TASK TO CARRY OUT
Return the number of lines in which the word "this" appears; add nothing else.

ENTRIES
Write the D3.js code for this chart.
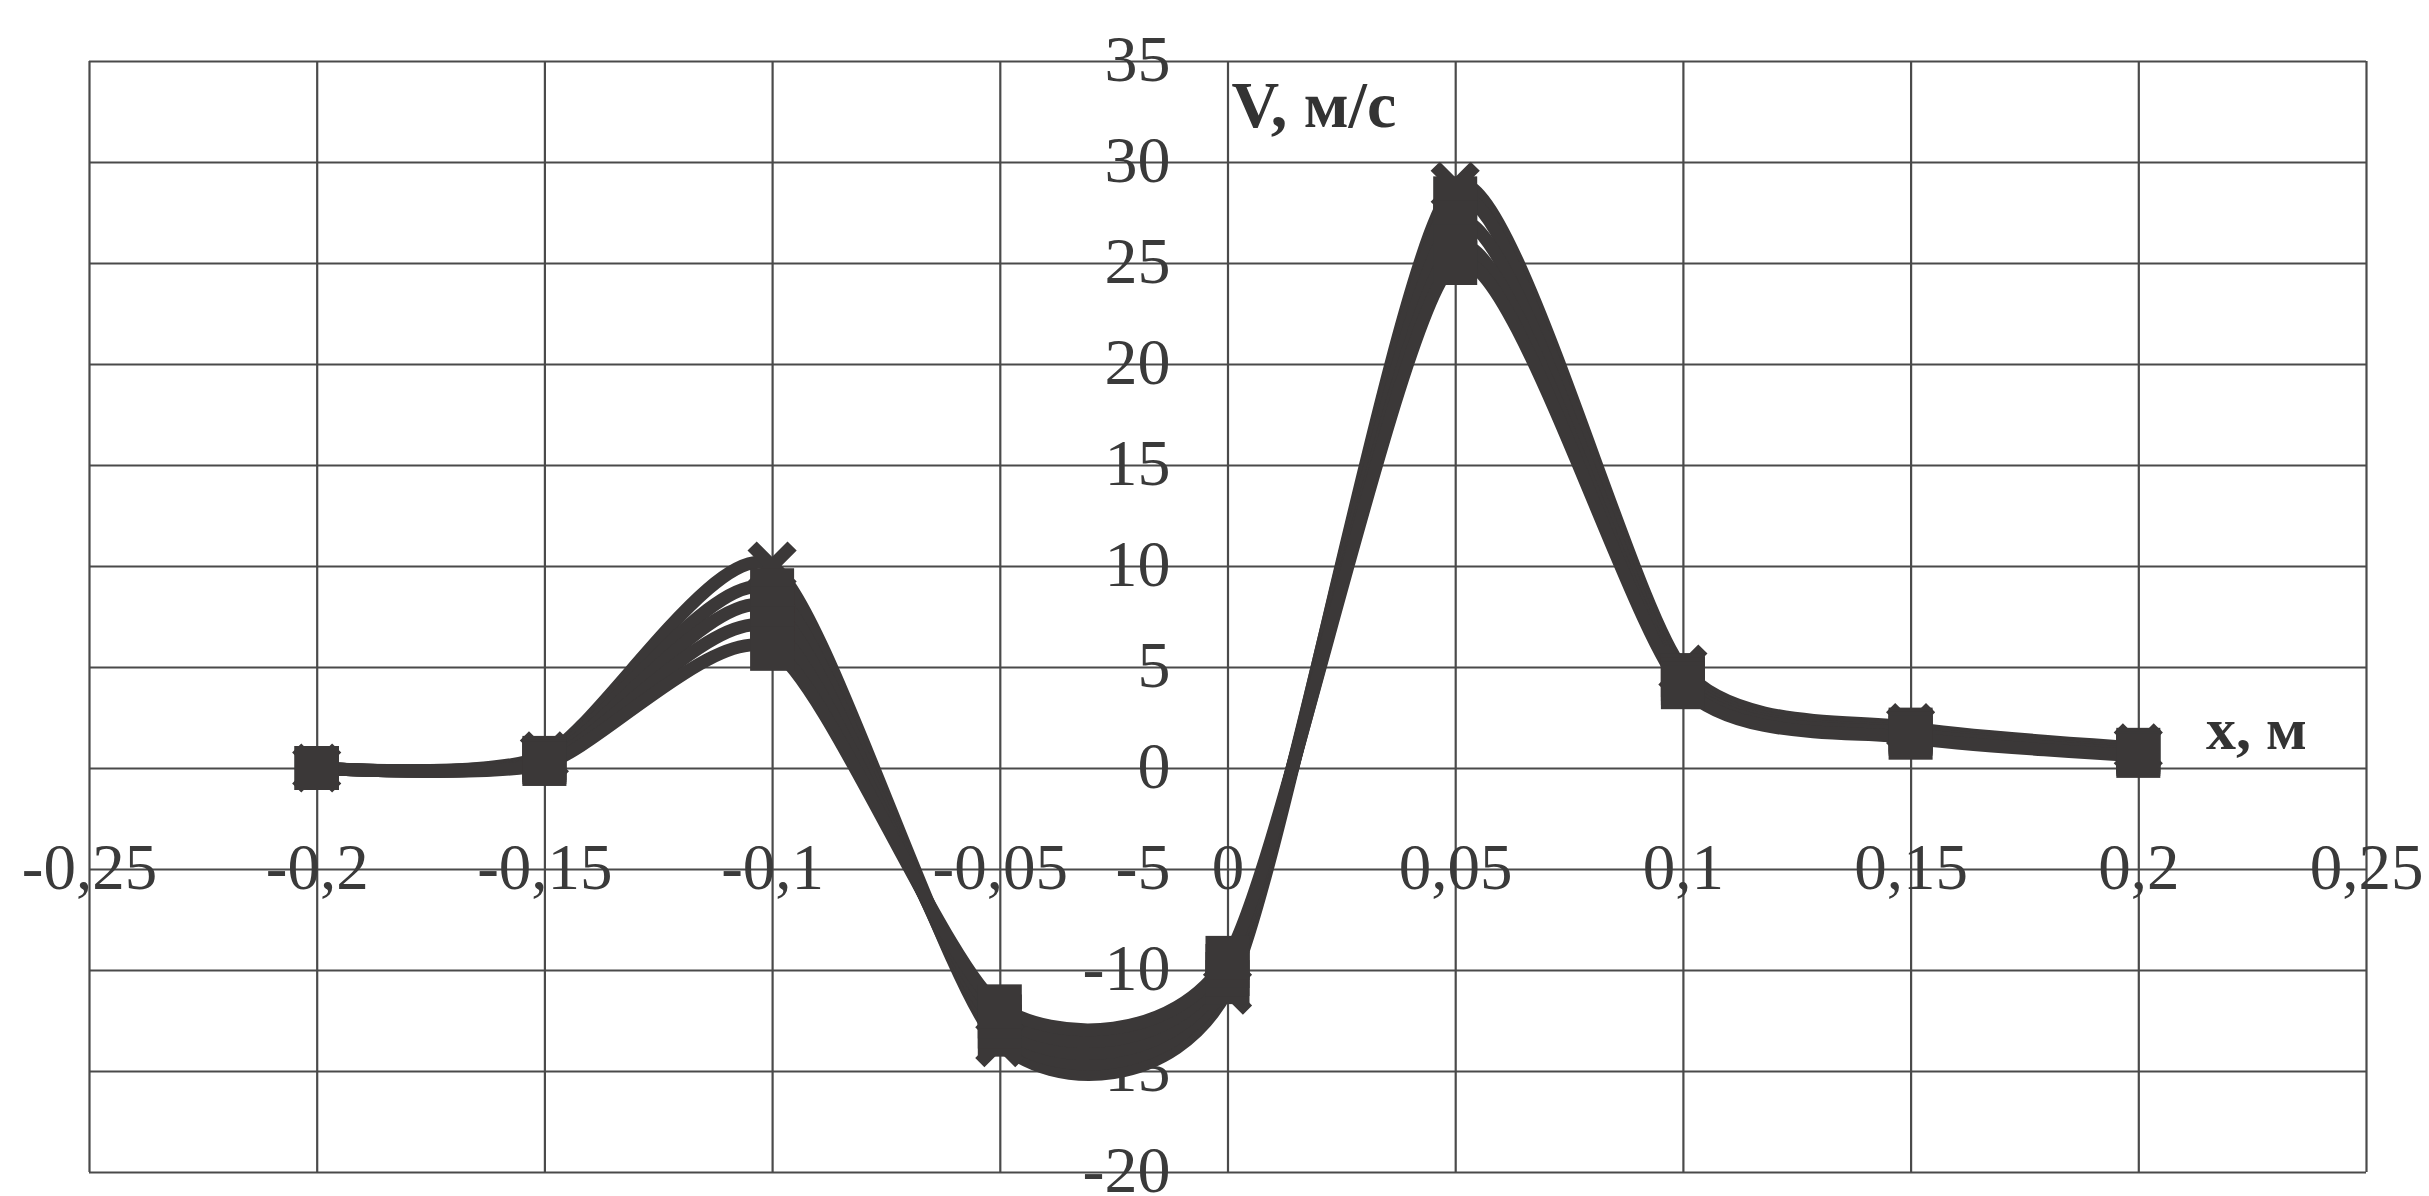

==

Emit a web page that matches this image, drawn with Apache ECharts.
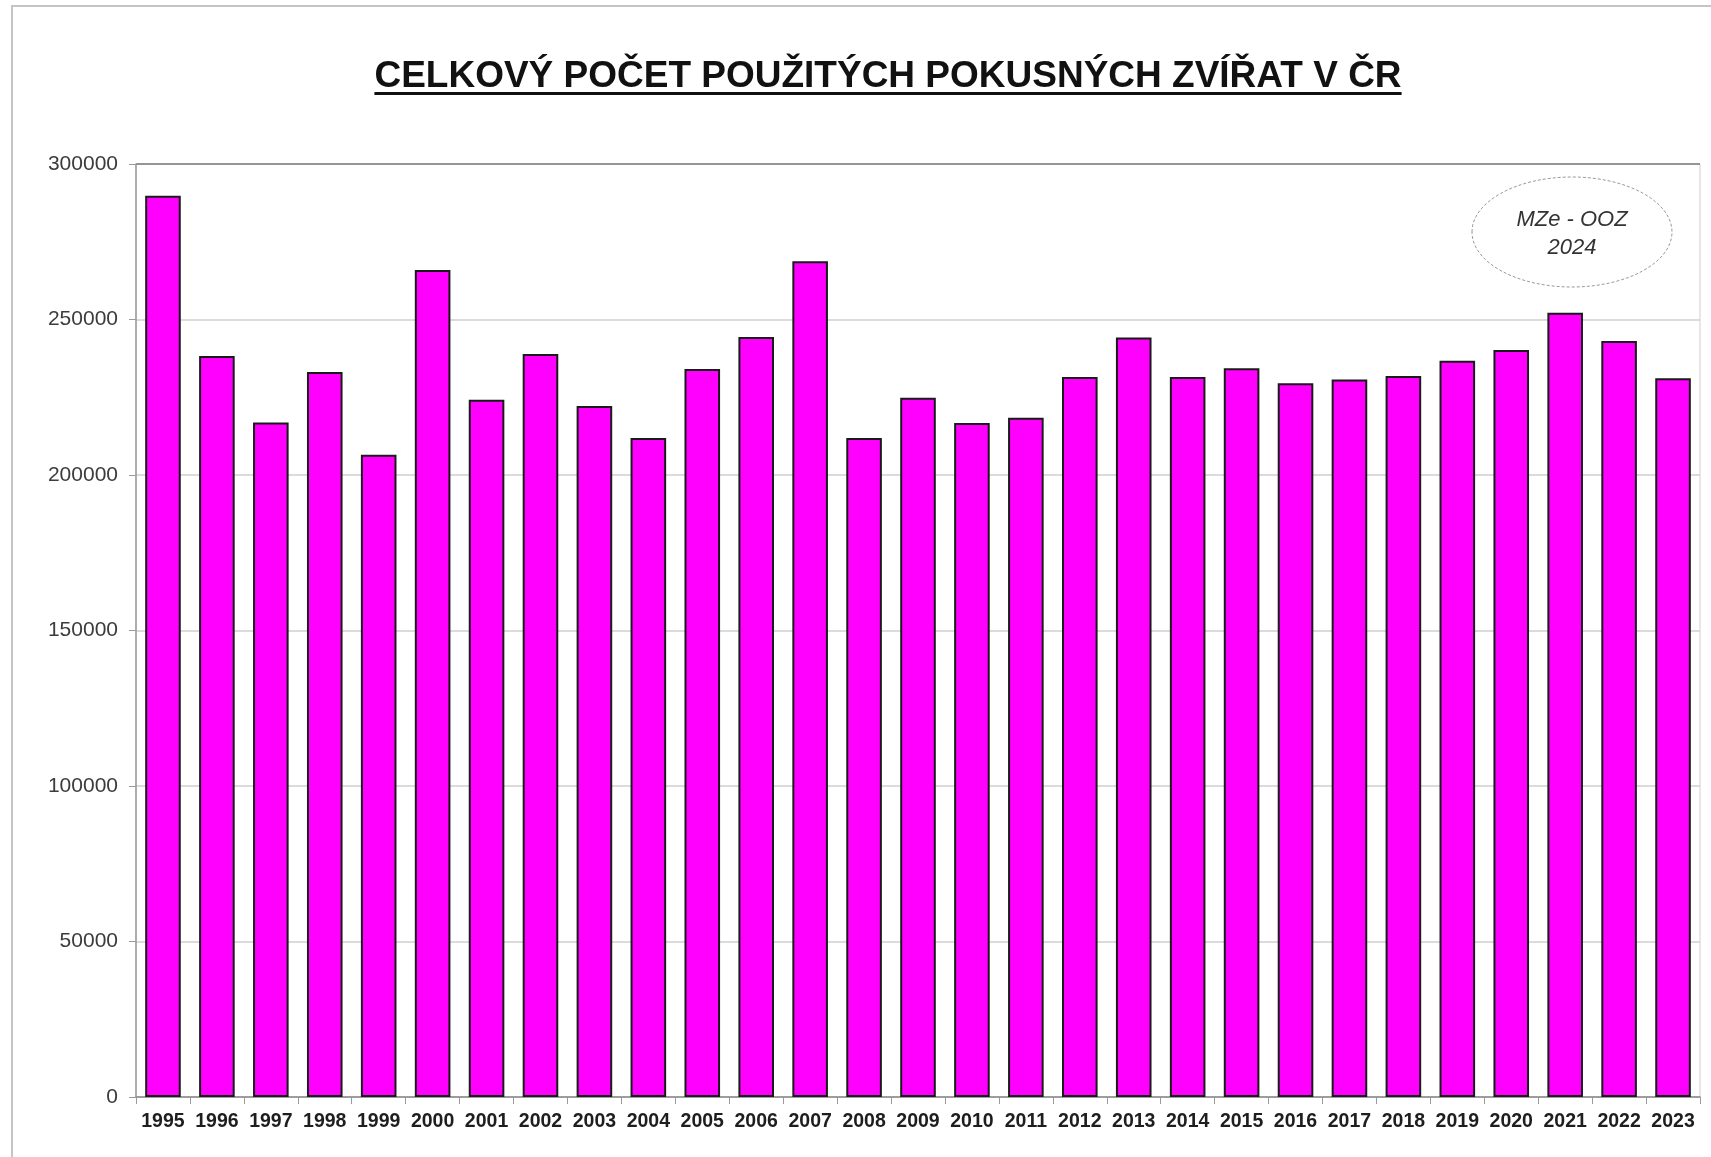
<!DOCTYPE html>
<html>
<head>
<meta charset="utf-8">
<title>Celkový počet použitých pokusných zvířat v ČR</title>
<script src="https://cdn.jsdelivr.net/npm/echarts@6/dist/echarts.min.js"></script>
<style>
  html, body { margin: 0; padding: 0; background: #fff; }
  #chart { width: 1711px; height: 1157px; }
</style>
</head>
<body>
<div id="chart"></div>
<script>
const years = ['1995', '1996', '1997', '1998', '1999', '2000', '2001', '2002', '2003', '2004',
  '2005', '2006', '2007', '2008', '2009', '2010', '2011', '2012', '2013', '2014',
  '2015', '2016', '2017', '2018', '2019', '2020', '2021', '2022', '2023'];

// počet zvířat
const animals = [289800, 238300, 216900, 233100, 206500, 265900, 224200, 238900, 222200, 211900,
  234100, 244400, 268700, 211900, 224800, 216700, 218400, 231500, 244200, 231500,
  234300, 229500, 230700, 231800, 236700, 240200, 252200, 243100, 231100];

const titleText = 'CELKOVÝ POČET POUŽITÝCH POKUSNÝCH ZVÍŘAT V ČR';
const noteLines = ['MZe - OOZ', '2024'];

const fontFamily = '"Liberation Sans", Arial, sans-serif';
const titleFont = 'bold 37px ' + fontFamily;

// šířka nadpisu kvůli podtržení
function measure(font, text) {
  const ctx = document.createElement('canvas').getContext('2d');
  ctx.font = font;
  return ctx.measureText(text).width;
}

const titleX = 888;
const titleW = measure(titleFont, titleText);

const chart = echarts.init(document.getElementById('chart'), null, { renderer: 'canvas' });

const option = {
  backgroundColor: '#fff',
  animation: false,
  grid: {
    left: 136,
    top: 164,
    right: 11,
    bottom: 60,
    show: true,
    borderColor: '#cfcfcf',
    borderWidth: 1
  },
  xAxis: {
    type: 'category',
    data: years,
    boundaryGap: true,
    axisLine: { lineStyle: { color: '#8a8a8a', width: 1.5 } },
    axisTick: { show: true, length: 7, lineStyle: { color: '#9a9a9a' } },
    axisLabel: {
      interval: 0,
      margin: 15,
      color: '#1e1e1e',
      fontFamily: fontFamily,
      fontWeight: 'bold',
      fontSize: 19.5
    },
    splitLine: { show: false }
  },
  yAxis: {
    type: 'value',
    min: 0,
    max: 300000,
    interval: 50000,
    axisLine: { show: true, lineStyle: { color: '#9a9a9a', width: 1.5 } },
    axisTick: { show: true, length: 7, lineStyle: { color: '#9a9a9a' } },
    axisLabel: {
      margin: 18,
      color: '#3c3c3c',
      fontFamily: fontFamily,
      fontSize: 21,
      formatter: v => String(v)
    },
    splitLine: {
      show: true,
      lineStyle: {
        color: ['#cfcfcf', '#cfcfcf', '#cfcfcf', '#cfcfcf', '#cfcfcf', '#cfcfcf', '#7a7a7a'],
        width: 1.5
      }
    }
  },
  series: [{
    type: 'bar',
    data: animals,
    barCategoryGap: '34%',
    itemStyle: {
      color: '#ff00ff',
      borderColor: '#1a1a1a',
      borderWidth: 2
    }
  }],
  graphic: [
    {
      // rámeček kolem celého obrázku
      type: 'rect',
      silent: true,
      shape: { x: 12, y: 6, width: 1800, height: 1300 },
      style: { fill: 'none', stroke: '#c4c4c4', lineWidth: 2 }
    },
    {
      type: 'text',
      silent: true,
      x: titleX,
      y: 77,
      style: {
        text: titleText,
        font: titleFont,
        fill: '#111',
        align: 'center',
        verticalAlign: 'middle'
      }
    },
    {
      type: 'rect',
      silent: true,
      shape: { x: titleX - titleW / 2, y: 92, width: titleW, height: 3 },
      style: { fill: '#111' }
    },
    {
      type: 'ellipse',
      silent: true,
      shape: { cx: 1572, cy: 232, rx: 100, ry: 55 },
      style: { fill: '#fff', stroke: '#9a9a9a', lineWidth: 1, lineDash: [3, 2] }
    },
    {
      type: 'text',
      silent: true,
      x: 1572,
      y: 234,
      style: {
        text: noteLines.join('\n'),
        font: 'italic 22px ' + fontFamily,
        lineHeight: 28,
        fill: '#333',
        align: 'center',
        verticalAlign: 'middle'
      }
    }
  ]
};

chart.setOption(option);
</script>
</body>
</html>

FULL ANSWER
2